Sat, Jun 17, 2006@8:31AM | comments removed/disabled

[NeilPeart.net: Roadshow - selected excerpts]

Neil Peart recently posted several short excerpts from his upcoming book, Roadshow: Landscape With Drums, A Concert Tour by Motorcycle, on his website. The book is due out this September and chronicles Neil's travels on the R30 tour. Here are a few of the excerpts but I highly suggest you read them all. I can't wait for this book.

At the end of a long day on the road, I felt the mixed buzz of all-day vibration, overstimulation, and weariness - the underlying awareness of having gone the distance, enjoyed it, and survived it. I had once come up with a refrain that often played in my head: "When I'm riding my motorcycle, I'm glad to be alive. When I stop riding my motorcycle, I'm glad to be alive."

...

Now that we were getting close to opening night, Alex, Geddy, and I played through that show with earnest dedication to getting everything right. I was giving it everything I had, straining and sweating, and in fact, I was already playing for an audience, though they were imaginary. It is a defining trait in my character and attitude toward performing that no audience is more unforgivingly critical than an imaginary one.
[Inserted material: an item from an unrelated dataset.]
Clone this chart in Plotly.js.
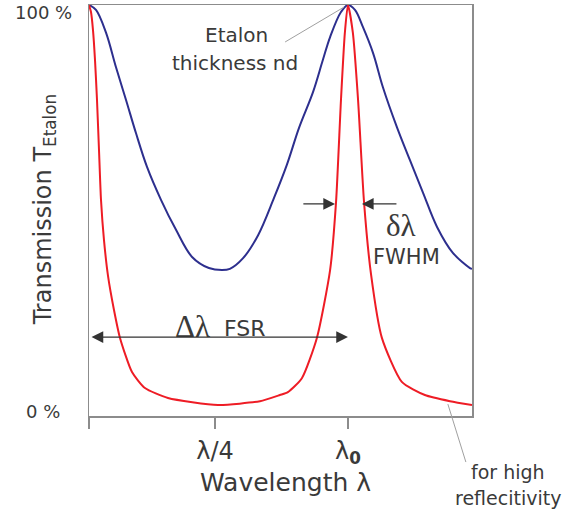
<!DOCTYPE html>
<html>
<head>
<meta charset="utf-8">
<script src="https://cdn.plot.ly/plotly-3.0.1.min.js"></script>
<style>html,body{margin:0;padding:0;background:#fff;}#chart{width:563px;height:513px;}</style>
</head>
<body>
<div id="chart"></div>
<script>
// Wavelength in units of the free spectral range (0 = left peak, 1 = λ0)
const lowRX = [0, 0.027, 0.066, 0.104, 0.143, 0.181, 0.224, 0.278, 0.336, 0.398, 0.463, 0.514, 0.544, 0.595, 0.653, 0.714, 0.764, 0.811, 0.865, 0.903, 0.931, 0.973, 1.000, 1.027, 1.058, 1.097, 1.135, 1.189, 1.239, 1.290, 1.344, 1.405, 1.471, 1.479];
const lowRT = [1.000, 0.988, 0.932, 0.849, 0.769, 0.689, 0.606, 0.526, 0.453, 0.387, 0.360, 0.355, 0.358, 0.384, 0.440, 0.530, 0.611, 0.701, 0.788, 0.866, 0.922, 0.983, 1.000, 0.988, 0.946, 0.883, 0.800, 0.703, 0.623, 0.543, 0.460, 0.397, 0.360, 0.358];
const highRX = [0, 0.0077, 0.0154, 0.0232, 0.0309, 0.0386, 0.0463, 0.0579, 0.0734, 0.0965, 0.1197, 0.166, 0.216, 0.305, 0.498, 0.660, 0.737, 0.768, 0.822, 0.880, 0.931, 0.954, 0.973, 0.988, 1.000, 1.019, 1.039, 1.062, 1.089, 1.131, 1.208, 1.297, 1.394, 1.479];
const highRT = [1.000, 0.983, 0.939, 0.866, 0.769, 0.647, 0.526, 0.428, 0.341, 0.258, 0.190, 0.107, 0.068, 0.044, 0.027, 0.036, 0.051, 0.058, 0.092, 0.190, 0.355, 0.521, 0.769, 0.932, 1.000, 0.932, 0.769, 0.521, 0.345, 0.190, 0.083, 0.051, 0.036, 0.027];
const xTickVals = [0, 0.4865, 1];
const xTickText = ['', 'λ/4', 'λ<sub><b>0</b></sub>'];
const yLabels = ['100 %', '0 %'];

const FONT = 'DejaVu Sans, Arial, sans-serif';
const SERIF = 'Liberation Serif, Times New Roman, serif';
const TXT = '#3a3a3a';
const GRAY = '#8c8c8c';

const traces = [
  {x: lowRX, y: lowRT, mode: 'lines', line: {color: '#2d2f8e', width: 2, shape: 'spline', smoothing: 1}, hoverinfo: 'skip', cliponaxis: true},
  {x: highRX, y: highRT, mode: 'lines', line: {color: '#ee1c25', width: 2, shape: 'spline', smoothing: 0.6}, hoverinfo: 'skip', cliponaxis: true}
];

function txt(text, x, y, size, font, extra) {
  return Object.assign({xref: 'paper', yref: 'paper', x: x, y: y, text: text, showarrow: false,
    xanchor: 'center', yanchor: 'middle', font: {family: font || FONT, size: size, color: TXT}}, extra || {});
}
function arrow(x, y, ax, ay, both) {
  return {xref: 'x', yref: 'y', axref: 'x', ayref: 'y', x: x, y: y, ax: ax, ay: ay, text: '',
    showarrow: true, arrowhead: 2, arrowsize: 1.8, arrowwidth: 1.3, arrowcolor: '#333',
    arrowside: both ? 'end+start' : 'end', standoff: 0, startstandoff: 0};
}

const annotations = [
  txt(yLabels[0], -0.120, 0.981, 18),
  txt(yLabels[1], -0.120, 0.012, 18),
  txt('Transmission T<sub>Etalon</sub>', -0.117, 0.501, 24, FONT, {textangle: -90}),
  txt('Wavelength λ', 0.514, -0.161, 25),
  txt('Etalon', 0.386, 0.927, 20),
  txt('thickness nd', 0.381, 0.859, 20),
  txt('δλ', 0.814, 0.463, 31, SERIF),
  txt('FWHM', 0.830, 0.387, 21),
  txt('Δλ', 0.269, 0.217, 31, SERIF),
  txt('FSR', 0.407, 0.212, 22),
  txt('for high', 1.094, -0.136, 19),
  txt('reflecitivity', 1.094, -0.200, 19),
  arrow(1.0, 0.192, 0.004, 0.192, true),
  arrow(0.950, 0.516, 0.822, 0.516, false),
  arrow(1.054, 0.516, 1.193, 0.516, false)
];

const shapes = [
  {type: 'line', xref: 'paper', yref: 'paper', x0: 0.512, y0: 0.910, x1: 0.666, y1: 0.995, line: {color: '#a0a0a0', width: 1}},
  {type: 'line', xref: 'paper', yref: 'paper', x0: 0.937, y0: 0.029, x1: 0.984, y1: -0.112, line: {color: '#a0a0a0', width: 1}}
];

const layout = {
  width: 563, height: 513,
  margin: {l: 89, r: 91, t: 5, b: 97, pad: 0},
  paper_bgcolor: '#ffffff', plot_bgcolor: '#ffffff',
  showlegend: false,
  font: {family: FONT, color: TXT},
  xaxis: {range: [0, 1.479], showgrid: false, zeroline: false, showline: true, mirror: true,
    linecolor: GRAY, linewidth: 1.5, ticks: 'outside', ticklen: 11, tickwidth: 1.3, tickcolor: GRAY,
    tickmode: 'array', tickvals: xTickVals, ticktext: xTickText, tickfont: {family: FONT, size: 24, color: TXT},
    ticklabelstandoff: 2, fixedrange: true},
  yaxis: {range: [0, 1], showgrid: false, zeroline: false, showline: true, mirror: true,
    linecolor: GRAY, linewidth: 1.5, ticks: '', showticklabels: false, fixedrange: true},
  annotations: annotations,
  shapes: shapes
};

Plotly.newPlot('chart', traces, layout, {staticPlot: true, displayModeBar: false});
</script>
</body>
</html>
They knew exactly how well I was supposed to play, and whether I had or not.

...

It is a harsh fact of a musician's life on the road that out of a tour of fifty or sixty shows, only a handful will be "magic." A sublime performance is as rare and mysterious as an astrologer's planetary confluence, and far less predictable. A set of separate elements in motion must coincide at exactly the same time and place, and like the magic which is supposed to result from planetary confluence and sublime performance, it cannot be summoned on demand. Like, say between 7:30 and 11:00 on June 25, 2004, at the Cellular Telephone Network Amphitheater in San Antonio.

...

That night, even when I sat down at the practice kit for my seven o'clock warmup, I could feel it - what baseball pitchers call their "stuff." Hands and feet worked smoothly together like they wanted to, sticks and beaters struck clean and true, and everything I played flowed out with controlled fire.
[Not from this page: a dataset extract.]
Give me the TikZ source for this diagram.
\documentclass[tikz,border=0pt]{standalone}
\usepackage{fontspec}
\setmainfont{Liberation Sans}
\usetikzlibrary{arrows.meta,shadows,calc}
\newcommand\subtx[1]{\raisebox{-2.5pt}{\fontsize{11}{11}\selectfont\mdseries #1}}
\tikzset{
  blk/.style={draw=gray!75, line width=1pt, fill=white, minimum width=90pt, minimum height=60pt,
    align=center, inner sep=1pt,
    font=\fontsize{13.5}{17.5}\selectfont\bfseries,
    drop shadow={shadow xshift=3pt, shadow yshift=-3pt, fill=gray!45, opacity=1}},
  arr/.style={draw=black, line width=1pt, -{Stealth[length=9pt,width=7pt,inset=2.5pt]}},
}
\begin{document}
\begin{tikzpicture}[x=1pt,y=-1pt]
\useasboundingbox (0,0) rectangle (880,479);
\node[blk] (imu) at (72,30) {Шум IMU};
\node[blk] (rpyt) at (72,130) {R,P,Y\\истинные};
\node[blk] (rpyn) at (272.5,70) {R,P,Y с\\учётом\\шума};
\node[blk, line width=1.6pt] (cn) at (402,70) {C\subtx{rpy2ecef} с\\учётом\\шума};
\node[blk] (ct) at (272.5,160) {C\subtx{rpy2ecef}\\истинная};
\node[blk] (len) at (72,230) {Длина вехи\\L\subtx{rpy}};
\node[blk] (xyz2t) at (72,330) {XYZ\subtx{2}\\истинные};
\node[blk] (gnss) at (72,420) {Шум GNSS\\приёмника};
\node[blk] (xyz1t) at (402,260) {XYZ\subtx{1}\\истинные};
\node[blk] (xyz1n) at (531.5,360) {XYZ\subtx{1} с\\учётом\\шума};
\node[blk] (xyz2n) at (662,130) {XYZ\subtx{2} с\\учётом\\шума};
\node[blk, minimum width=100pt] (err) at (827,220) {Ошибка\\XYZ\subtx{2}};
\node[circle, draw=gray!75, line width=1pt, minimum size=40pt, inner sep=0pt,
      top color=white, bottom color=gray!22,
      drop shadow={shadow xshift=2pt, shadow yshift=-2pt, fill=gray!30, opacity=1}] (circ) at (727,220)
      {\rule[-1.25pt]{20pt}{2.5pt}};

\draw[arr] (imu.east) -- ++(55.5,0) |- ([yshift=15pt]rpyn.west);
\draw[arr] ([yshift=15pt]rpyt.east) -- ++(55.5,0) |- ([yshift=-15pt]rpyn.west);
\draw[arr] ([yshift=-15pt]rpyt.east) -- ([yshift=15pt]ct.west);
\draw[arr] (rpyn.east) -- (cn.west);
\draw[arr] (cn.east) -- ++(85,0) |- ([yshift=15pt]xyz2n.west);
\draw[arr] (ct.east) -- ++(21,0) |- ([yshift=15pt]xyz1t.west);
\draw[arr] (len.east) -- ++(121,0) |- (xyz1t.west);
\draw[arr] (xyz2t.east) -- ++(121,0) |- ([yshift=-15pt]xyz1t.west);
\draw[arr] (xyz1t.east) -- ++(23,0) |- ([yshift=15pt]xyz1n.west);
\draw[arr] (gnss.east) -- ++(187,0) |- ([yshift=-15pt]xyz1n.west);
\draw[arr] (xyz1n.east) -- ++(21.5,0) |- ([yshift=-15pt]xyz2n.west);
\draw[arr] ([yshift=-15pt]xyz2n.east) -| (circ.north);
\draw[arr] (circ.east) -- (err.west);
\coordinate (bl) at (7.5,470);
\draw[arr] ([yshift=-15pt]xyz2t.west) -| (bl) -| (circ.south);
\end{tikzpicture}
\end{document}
I had my stuff, and the stars and planets must have been aligned, too. The show poured out of us like a force of nature, sweeping out in waves from the stage and the lights and the speaker cabinets, ebbing and flowing over a cheering, smiling, delighted crowd. We were all locked together in a long, timeless moment of sublime pleasure, and as song after song played out into the ether, I felt energized and ever more determined to make this the one.

...

At the beginning of 2112, Alex holds up thumb and forefinger circled in a zero, and we share big goofy smiles. The last appearance of the "pirates," then "La Villa Strangiato," with Alex's last story-time, then through to the big ending. A quick drink and iced towel behind the stage, then run back on. In celebration of the last night, a dozen or so of the crew guys join Alex and Geddy at the dryers, helping to throw the T-shirts into the audience. Then we launch into the fast-paced trio of "Summertime Blues," "Crossroads," and "Limelight."

I put my drumsticks down on the floor tom to my right, stand up, bow and wave to the audience three times, then run for the car.